SUPPLIED ENTRIES ->
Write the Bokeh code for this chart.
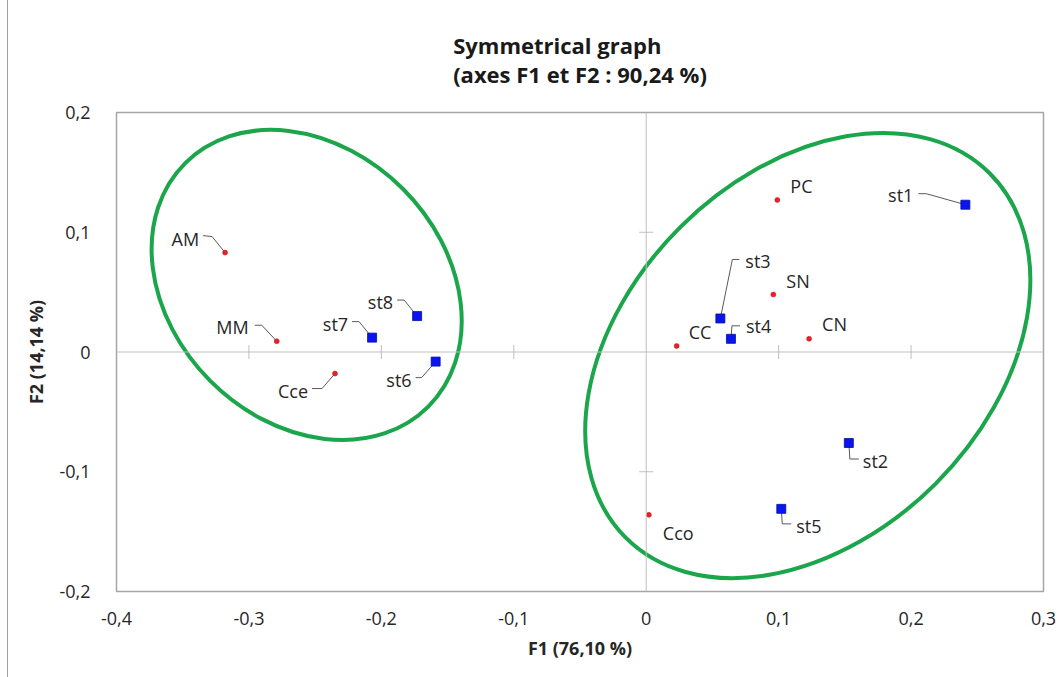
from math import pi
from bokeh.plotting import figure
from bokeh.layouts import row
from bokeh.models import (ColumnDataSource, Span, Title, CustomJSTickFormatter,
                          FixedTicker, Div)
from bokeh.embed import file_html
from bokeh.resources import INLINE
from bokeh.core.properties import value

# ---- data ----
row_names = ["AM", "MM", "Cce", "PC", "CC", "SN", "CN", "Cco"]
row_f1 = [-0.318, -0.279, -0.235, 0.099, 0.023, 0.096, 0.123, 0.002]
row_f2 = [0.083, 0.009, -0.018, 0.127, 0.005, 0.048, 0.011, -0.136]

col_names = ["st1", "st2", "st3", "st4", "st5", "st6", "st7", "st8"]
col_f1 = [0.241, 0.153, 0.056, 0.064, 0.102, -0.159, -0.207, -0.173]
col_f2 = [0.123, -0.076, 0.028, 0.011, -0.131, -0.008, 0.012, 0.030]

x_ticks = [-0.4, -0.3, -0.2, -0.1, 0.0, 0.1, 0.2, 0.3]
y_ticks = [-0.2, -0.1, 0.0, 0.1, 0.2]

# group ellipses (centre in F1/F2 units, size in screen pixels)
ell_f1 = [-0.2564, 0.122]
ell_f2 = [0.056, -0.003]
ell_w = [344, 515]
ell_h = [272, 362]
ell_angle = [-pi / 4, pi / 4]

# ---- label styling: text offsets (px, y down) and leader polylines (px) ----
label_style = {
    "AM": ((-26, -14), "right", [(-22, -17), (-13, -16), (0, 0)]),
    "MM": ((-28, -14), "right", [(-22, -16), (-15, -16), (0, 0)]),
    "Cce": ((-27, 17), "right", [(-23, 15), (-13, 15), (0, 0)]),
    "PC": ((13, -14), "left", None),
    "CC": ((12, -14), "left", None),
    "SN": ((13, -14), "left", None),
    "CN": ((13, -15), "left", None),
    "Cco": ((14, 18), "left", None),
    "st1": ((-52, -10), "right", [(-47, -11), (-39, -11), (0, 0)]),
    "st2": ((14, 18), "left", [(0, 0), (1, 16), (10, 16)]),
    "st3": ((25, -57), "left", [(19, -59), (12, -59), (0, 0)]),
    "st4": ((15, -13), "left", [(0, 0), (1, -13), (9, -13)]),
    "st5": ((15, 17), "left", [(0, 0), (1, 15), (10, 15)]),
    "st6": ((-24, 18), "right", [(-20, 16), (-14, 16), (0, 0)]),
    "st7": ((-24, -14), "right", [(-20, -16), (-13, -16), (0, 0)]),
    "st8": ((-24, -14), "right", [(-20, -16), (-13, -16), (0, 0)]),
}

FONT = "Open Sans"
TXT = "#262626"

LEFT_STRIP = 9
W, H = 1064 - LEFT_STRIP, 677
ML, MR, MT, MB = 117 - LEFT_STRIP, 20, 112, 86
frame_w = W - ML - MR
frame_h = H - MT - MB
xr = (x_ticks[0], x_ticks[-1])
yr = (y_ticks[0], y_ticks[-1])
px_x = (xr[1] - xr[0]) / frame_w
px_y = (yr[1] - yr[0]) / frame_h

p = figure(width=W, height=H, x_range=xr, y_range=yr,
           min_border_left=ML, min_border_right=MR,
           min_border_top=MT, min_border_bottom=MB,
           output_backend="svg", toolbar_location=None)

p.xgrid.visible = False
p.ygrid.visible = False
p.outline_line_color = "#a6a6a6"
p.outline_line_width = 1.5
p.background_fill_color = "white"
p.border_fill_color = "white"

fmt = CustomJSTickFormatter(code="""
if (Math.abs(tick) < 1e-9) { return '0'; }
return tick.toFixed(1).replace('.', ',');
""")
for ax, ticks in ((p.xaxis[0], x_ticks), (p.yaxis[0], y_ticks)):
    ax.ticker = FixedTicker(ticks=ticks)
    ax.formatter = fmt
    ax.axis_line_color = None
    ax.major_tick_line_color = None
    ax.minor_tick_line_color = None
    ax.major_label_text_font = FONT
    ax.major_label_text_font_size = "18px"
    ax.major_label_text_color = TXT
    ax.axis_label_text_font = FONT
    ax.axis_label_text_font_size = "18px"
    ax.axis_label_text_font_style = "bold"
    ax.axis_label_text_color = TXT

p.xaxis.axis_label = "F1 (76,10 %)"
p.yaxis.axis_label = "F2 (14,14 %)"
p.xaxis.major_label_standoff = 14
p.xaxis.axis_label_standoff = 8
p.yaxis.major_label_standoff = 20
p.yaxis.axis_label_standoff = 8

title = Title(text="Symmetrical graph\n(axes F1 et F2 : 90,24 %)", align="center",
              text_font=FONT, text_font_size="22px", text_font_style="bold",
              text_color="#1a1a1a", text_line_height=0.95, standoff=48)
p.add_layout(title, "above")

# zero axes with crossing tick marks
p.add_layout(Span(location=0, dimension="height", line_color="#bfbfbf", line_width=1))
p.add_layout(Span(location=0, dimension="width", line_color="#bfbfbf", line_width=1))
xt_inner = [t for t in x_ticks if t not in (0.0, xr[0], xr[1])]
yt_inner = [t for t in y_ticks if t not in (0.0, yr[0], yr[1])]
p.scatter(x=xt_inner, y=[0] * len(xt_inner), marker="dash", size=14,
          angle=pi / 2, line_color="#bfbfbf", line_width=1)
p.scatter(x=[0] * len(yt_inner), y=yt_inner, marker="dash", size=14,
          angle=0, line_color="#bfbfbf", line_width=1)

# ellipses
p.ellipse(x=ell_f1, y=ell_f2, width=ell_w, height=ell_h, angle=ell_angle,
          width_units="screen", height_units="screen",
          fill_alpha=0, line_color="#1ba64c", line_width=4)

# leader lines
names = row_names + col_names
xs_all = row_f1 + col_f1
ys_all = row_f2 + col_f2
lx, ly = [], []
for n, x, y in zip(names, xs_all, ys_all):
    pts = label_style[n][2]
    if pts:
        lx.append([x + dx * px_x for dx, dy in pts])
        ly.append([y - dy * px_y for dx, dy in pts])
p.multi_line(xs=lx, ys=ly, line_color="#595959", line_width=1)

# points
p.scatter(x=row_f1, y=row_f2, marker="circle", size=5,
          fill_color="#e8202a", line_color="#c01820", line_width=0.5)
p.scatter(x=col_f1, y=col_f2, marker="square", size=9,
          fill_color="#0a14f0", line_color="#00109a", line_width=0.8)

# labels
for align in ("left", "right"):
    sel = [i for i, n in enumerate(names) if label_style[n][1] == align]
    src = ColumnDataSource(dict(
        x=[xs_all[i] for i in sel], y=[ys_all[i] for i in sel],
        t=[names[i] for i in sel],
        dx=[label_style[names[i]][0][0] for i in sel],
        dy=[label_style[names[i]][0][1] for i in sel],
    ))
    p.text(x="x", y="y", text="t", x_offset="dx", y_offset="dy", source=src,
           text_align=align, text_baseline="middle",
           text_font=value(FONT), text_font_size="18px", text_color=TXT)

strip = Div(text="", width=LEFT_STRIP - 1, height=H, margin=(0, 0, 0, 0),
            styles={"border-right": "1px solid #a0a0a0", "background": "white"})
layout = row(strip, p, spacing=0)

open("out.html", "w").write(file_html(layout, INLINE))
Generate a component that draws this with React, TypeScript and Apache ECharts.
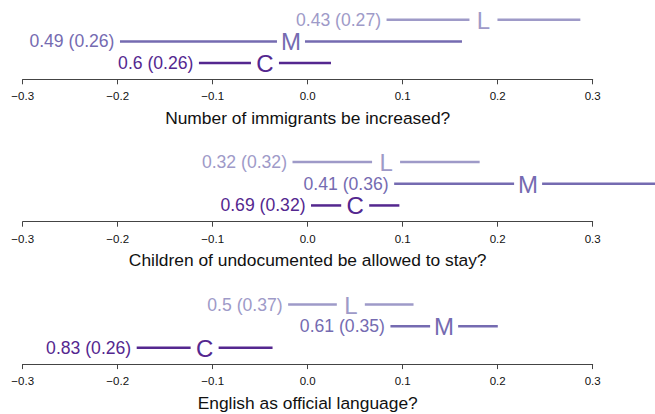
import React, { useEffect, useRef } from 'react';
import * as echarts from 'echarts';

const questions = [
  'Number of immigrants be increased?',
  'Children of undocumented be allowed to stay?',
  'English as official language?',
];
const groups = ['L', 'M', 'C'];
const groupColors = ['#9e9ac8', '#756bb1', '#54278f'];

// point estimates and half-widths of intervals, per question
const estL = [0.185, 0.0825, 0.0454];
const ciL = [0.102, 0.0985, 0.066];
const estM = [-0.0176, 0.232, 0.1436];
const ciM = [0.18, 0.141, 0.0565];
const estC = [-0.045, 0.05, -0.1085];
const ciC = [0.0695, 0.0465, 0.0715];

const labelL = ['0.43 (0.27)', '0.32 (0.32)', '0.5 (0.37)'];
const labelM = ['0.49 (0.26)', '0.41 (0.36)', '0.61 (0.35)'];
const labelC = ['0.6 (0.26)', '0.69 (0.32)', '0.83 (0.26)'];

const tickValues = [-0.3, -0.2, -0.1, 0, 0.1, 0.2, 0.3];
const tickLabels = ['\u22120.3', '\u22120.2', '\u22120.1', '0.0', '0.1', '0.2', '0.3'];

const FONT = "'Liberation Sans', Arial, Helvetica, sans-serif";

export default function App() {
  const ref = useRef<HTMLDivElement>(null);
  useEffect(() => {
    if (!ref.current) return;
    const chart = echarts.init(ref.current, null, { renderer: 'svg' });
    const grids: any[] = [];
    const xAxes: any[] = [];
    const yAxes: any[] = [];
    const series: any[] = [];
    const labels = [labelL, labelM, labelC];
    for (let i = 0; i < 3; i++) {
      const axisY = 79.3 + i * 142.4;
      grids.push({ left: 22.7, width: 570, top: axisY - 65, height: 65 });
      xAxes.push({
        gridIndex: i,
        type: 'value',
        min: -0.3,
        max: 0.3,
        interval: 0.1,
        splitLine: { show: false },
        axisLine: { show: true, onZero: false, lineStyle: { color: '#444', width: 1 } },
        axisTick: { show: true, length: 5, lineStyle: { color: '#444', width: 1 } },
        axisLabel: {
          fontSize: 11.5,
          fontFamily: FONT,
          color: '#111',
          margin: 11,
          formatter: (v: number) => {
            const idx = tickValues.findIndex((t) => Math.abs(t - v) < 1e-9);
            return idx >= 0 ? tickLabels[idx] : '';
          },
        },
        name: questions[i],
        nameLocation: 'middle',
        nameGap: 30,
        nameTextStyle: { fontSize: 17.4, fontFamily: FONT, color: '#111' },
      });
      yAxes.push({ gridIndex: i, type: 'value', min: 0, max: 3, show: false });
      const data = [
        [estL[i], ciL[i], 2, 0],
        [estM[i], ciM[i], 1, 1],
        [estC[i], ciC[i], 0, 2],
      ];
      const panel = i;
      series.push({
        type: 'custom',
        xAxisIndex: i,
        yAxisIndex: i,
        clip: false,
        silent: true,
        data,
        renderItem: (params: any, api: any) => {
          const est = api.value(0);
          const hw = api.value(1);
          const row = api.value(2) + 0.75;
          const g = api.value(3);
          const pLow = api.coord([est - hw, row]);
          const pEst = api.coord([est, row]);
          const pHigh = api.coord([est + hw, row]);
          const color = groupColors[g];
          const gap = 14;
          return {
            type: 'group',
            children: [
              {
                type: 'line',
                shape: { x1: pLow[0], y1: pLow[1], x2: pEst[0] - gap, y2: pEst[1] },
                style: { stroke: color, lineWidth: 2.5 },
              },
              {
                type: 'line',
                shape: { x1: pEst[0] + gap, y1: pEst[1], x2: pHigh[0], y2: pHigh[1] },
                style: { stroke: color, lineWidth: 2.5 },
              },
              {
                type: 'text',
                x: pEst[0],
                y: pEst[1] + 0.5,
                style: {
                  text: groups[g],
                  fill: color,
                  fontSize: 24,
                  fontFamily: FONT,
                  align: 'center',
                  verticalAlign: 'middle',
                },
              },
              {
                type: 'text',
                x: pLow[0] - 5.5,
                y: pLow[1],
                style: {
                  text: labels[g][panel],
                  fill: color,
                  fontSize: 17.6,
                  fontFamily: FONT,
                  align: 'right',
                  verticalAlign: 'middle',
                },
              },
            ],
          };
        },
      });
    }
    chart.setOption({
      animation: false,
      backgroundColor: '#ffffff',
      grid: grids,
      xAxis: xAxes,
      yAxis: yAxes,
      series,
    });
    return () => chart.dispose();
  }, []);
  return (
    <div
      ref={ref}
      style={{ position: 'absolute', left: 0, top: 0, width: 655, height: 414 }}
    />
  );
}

OBJECTIVE -> Above are some records. Output exactly the lines from the one that contains "Generate a component" to the one that contains "import * as echarts from 'echarts';", keeping both, and omit the pictures.

COMPLETED TASK ->
Generate a component that draws this with React, TypeScript and Apache ECharts.
import React, { useEffect, useRef } from 'react';
import * as echarts from 'echarts';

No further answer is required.